25/10/28 10:55:05 WARN NativeCodeLoader: Unable to load native-hadoop library for your platform... using builtin-java classes where applicable
Using Spark's default log4j profile: org/apache/spark/log4j2-defaults.properties
Setting default log level to "WARN".
To adjust logging level use sc.setLogLevel(newLevel). For SparkR, use setLogLevel(newLevel).


# Introduction

I will build a compact batch data pipeline in PySpark that ingests five CSV catalogues from real insurers (Zurich, HDI, Quálitas, Chubb, El Potosí), normalizes core attributes (brand, model, year, transmission), and writes a master catalog to PostgreSQL (both run locally in Docker).

### Matching strategy:

#### Commercial hash candidates 
I form a deterministic key from normalized (brand, model, year, transmission) to find matches across insurers.

### Second meant strategy (out of scope)

#### Version similarity 
I meant to normalize the free-text version_original into a single cleaned field version_clean (keeping all specs together) in order to create tighter and more accurate matches. Versions would then be compared using Jaccard similarity (set overlap) and a coverage index (bidirectional overlap) to confirm real matches.

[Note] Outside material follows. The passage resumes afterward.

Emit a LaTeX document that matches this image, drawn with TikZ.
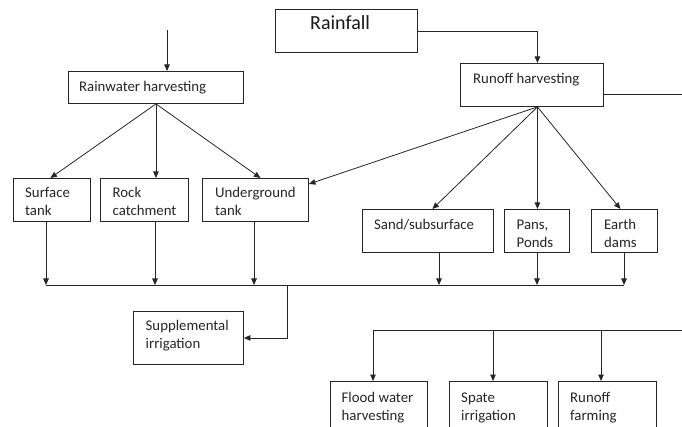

This matching layer was discarted since it seems to be too expensive in CPU and memory, since a lot of comparisons were needed. This strategies are not used, but they were kept at the end of the code for a possible future implementation.

# Dataset

The input data is extracted from real insurers’ vehicle catalogues. Each CSV row is one vehicle entry as published by the insurer.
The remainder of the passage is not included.